Goal: The line holding "const xTicks = [0, 10, 20, 30, 40];" is the last one to output; start at the first line of the data, keep every line in between exactly, and leave out pictures.

Supplied information:
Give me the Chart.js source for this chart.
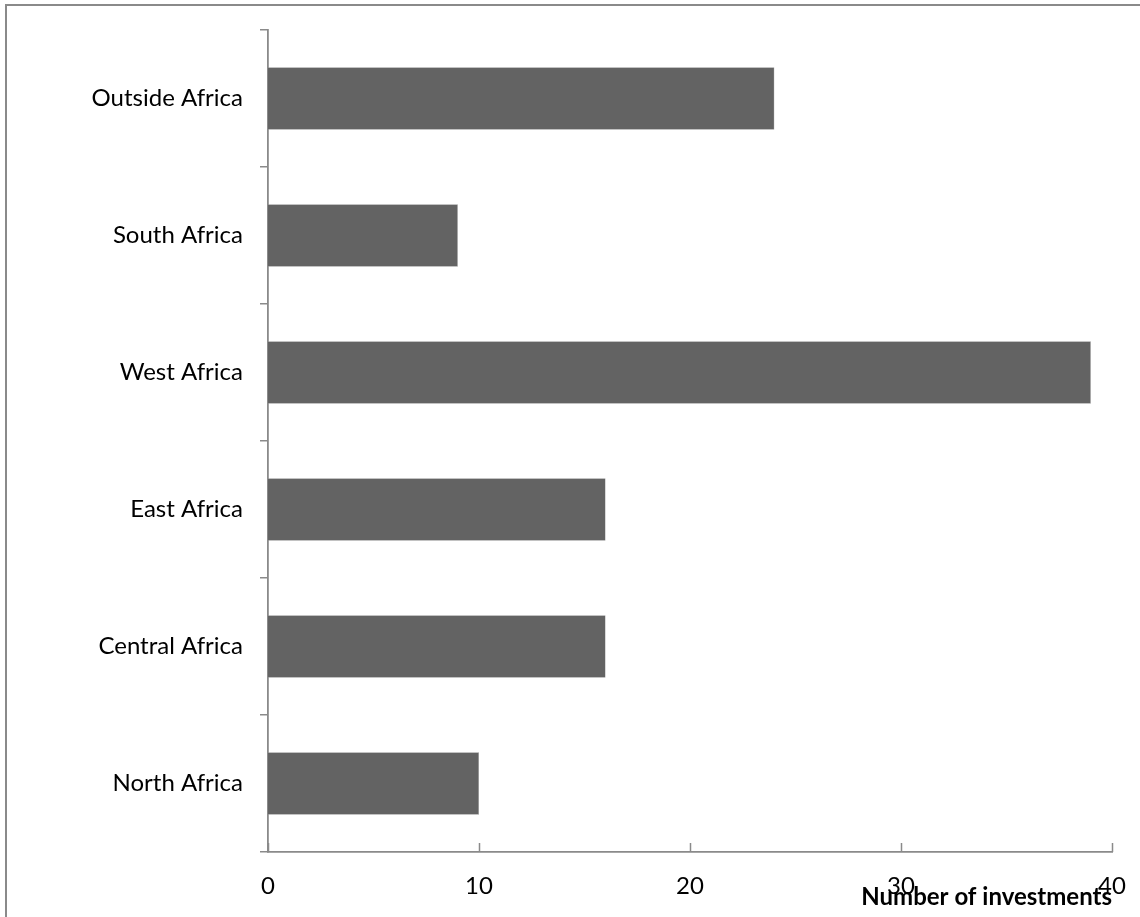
<!DOCTYPE html>
<html lang="en">
<head>
  <meta charset="UTF-8">
  <title>Number of investments by region</title>
  <style>
    * { margin: 0; padding: 0; box-sizing: border-box; }
    body { width: 1140px; height: 917px; background: #fff; overflow: hidden; position: relative; }
    .frame {
      position: absolute; left: 5px; top: 4px; width: 1200px; height: 1000px;
      border-left: 2px solid #8a8a8a; border-top: 2px solid #8a8a8a;
    }
    .chart-box { position: absolute; left: 0; top: 0; width: 1140px; height: 917px; }
  </style>
</head>
<body>
  <div class="frame"></div>
  <div class="chart-box"><canvas id="chart"></canvas></div>

  <script src="https://cdn.jsdelivr.net/npm/chart.js@4.4.1/dist/chart.umd.min.js"></script>
  <script>
    // regions, top to bottom as in the picture
    const regions = ['Outside Africa', 'South Africa', 'West Africa', 'East Africa', 'Central Africa', 'North Africa'];
    const investments = [24, 9, 39, 16, 16, 10];
    const xTicks = [0, 10, 20, 30, 40];

    const axisColor = '#8a8a8a';
    const fontFamily = 'Lato, "Open Sans", sans-serif';

    // small inward tick marks on the x axis
    const innerTicks = {
      id: 'innerTicks',
      afterDraw(chart) {
        const {ctx, chartArea, scales} = chart;
        ctx.save();
        ctx.strokeStyle = axisColor;
        ctx.lineWidth = 1.5;
        xTicks.forEach(v => {
          const px = Math.round(scales.x.getPixelForValue(v)) + 0.5;
          ctx.beginPath();
          ctx.moveTo(px, chartArea.bottom);
          ctx.lineTo(px, chartArea.bottom - 9);
          ctx.stroke();
        });
        ctx.restore();
      }
    };

    new Chart(document.getElementById('chart'), {
      type: 'bar',
      data: {
        labels: regions,
        datasets: [{
          label: 'Number of investments',
          data: investments,
          backgroundColor: '#636363',
          borderColor: '#9a9a9a',
          borderWidth: 0.5,
          categoryPercentage: 1,
          barPercentage: 0.455
        }]
      },
      options: {
        indexAxis: 'y',
        responsive: true,
        maintainAspectRatio: false,
        animation: false,
        layout: { padding: { top: 30, right: 28, bottom: 0, left: 0 } },
        plugins: { legend: { display: false }, tooltip: { enabled: false } },
        scales: {
          x: {
            min: 0,
            max: 40,
            afterFit: s => { s.height = 65; s.paddingLeft = 0; s.paddingRight = 0; },
            afterBuildTicks: s => { s.ticks = xTicks.map(v => ({ value: v })); },
            grid: { display: false, drawTicks: false },
            border: { display: true, color: axisColor, width: 1.8 },
            ticks: { color: '#000', padding: 20, font: { family: fontFamily, size: 24 } },
            title: {
              display: true,
              text: 'Number of investments',
              align: 'end',
              color: '#000',
              padding: { top: 0, bottom: 5 },
              font: { family: fontFamily, size: 24, weight: 'bold' }
            }
          },
          y: {
            afterFit: s => { s.width = 268; s.paddingTop = 0; s.paddingBottom = 0; },
            grid: { drawOnChartArea: false, offset: true, tickLength: 8, color: axisColor, lineWidth: 1.5 },
            border: { display: true, color: axisColor, width: 1.8 },
            ticks: { color: '#000', padding: 17, font: { family: fontFamily, size: 24 } }
          }
        }
      },
      plugins: [innerTicks]
    });
  </script>
</body>
</html>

Response:
Give me the Chart.js source for this chart.
<!DOCTYPE html>
<html lang="en">
<head>
  <meta charset="UTF-8">
  <title>Number of investments by region</title>
  <style>
    * { margin: 0; padding: 0; box-sizing: border-box; }
    body { width: 1140px; height: 917px; background: #fff; overflow: hidden; position: relative; }
    .frame {
      position: absolute; left: 5px; top: 4px; width: 1200px; height: 1000px;
      border-left: 2px solid #8a8a8a; border-top: 2px solid #8a8a8a;
    }
    .chart-box { position: absolute; left: 0; top: 0; width: 1140px; height: 917px; }
  </style>
</head>
<body>
  <div class="frame"></div>
  <div class="chart-box"><canvas id="chart"></canvas></div>

  <script src="https://cdn.jsdelivr.net/npm/chart.js@4.4.1/dist/chart.umd.min.js"></script>
  <script>
    // regions, top to bottom as in the picture
    const regions = ['Outside Africa', 'South Africa', 'West Africa', 'East Africa', 'Central Africa', 'North Africa'];
    const investments = [24, 9, 39, 16, 16, 10];
    const xTicks = [0, 10, 20, 30, 40];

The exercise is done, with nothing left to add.